We have case where some adobe pdf files format the hyphen character as %E2%80%90. See http://forums.adobe.com/message/2807241 this is caused by the Calibri font I guess.

So these pdf files have been released and the links don't work So I thought mod rewrite would come to the rescue.

I followed this post here mod_ReWrite to remove part of a URL but I can't seem to search for the % characters according to this question.

Is there anything else I can do?

Here is the rewrite rule I want to use:

RewriteRule ^foo%(.+)bar  /foo-bar [L,R=301]

I also tried this and it doesn't work

RewriteRule ^foo%E2%80%90bar  /foo-bar [L,R=301]

Any Ideas?

ChickenFur
  • 449
  • 1
  • 5
  • 15

2 Answers2

1

From the docs:

... it is applied to the (%-decoded) URL-path of the request ...

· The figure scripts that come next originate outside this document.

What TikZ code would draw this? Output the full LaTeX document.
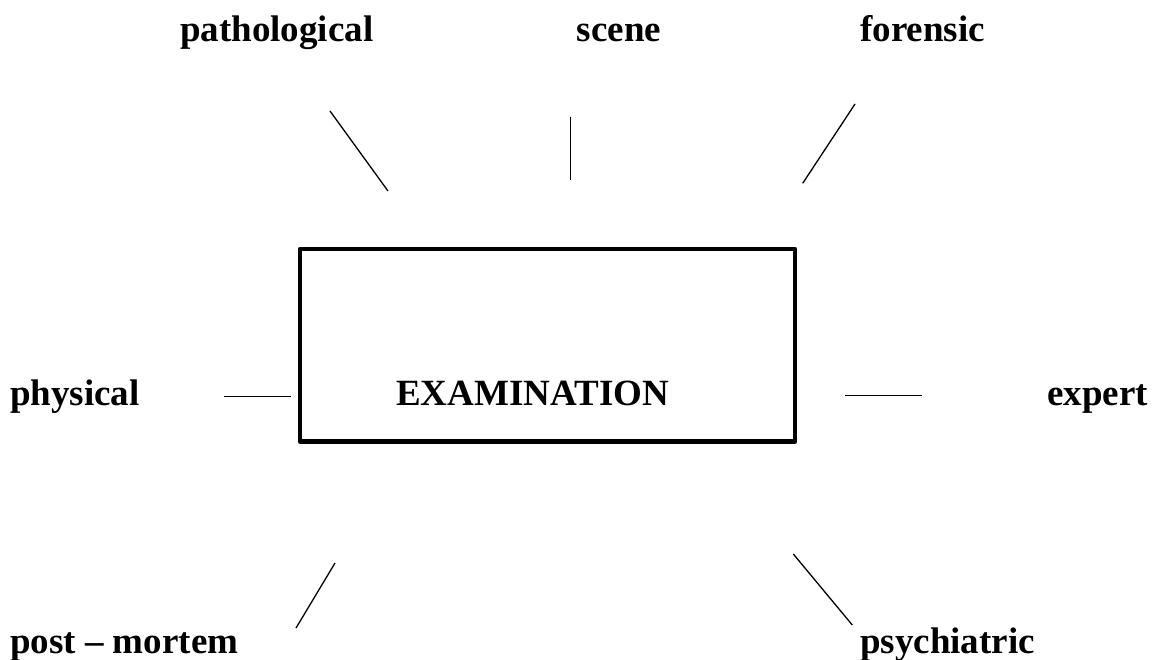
\documentclass[tikz,border=0pt]{standalone}
\usepackage{fontspec}
\setmainfont{Liberation Serif}
\begin{document}
\begin{tikzpicture}[x=1pt,y=-1pt,
  lbl/.style={anchor=base west,inner sep=0pt,font=\fontsize{37}{40}\selectfont\bfseries},
  lblc/.style={anchor=base,inner sep=0pt,font=\fontsize{37}{40}\selectfont\bfseries},
  spoke/.style={line width=1.3pt},
  frame/.style={draw,line width=4.5pt,line join=round,inner sep=0pt,minimum width=495pt,minimum height=192.5pt}]
\useasboundingbox (0,0) rectangle (1157,659);
% central box
\node[frame] (box) at (547.5,345.25) {};
\node[lbl] (exam) at (396,405) {EXAMINATION};
% labels
\node[lbl] (path) at (180,41) {pathological};
\node[lblc] (scene) at (619,41) {scene};
\node[lbl] (foren) at (860,41) {forensic};
\node[lbl] (phys) at (10,405) {physical};
\node[lbl] (expert) at (1047,405) {expert};
\node[lbl] (post) at (10,653) {post – mortem};
\node[lbl] (psych) at (860,653) {psychiatric};
% spoke end points
\coordinate (p1) at (330,111); \coordinate (p2) at (388,191);
\coordinate (s1) at (570.7,116.7); \coordinate (s2) at (570.7,180);
\coordinate (f1) at (855,104); \coordinate (f2) at (802.7,183.3);
\coordinate (l1) at (224,396.7); \coordinate (l2) at (290.7,396.7);
\coordinate (r1) at (845,395.7); \coordinate (r2) at (921.7,395.7);
\coordinate (m1) at (335,563); \coordinate (m2) at (296,628);
\coordinate (c1) at (793.3,554); \coordinate (c2) at (852.3,625);
% spokes
\draw[spoke] (p1) -- (p2);
\draw[spoke] (s1) -- (s2);
\draw[spoke] (f1) -- (f2);
\draw[spoke] (l1) -- (l2);
\draw[spoke] (r1) -- (r2);
\draw[spoke] (m1) -- (m2);
\draw[spoke] (c1) -- (c2);
\end{tikzpicture}
\end{document}
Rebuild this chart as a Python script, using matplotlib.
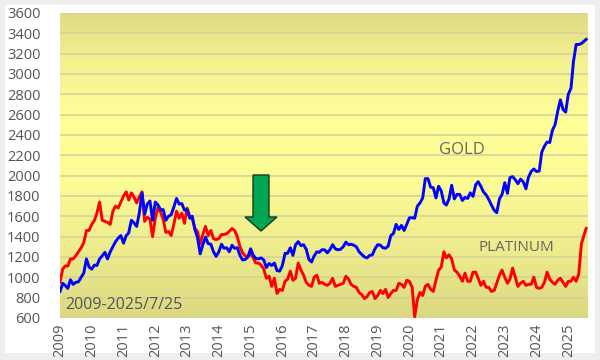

So use the actual character in a UTF-8-encoded file instead.

Ignacio Vazquez-Abrams
  • 45,019
  • 5
  • 78
  • 84
  • Is there any way for it to see the difference between foo%E2%80%90bar and foo-bar? If not I might be out of luck. – ChickenFur May 30 '12 at 16:43
  • ... But you're looking for foo‐bar... – Ignacio Vazquez-Abrams May 30 '12 at 16:53
  • http://www.example.com/foo%E2%80%90bar comes up with a page not found error. while http://www.example.com/foo-bar works fine. I guess I could just move the page to foo-bar-v1 and then redirect all foo-bar to foo-bar-v1. – ChickenFur May 30 '12 at 17:09
1

Using the answer from this question, I was able to come up with this .htaccess rule which fixed my own unicode-hyphen-links-in-pdfs problem:

# for janky pdfs with links using unicode hyphens
RewriteRule ^([^_]*)\x25E2\x2580\x2590([^_]*_.*) $1-$2 [N]
RewriteRule ^([^_]*)\x25E2\x2580\x2590([^_]*)$ /$1-$2 [L,R=301]
cowbellemoo
  • 126
  • 2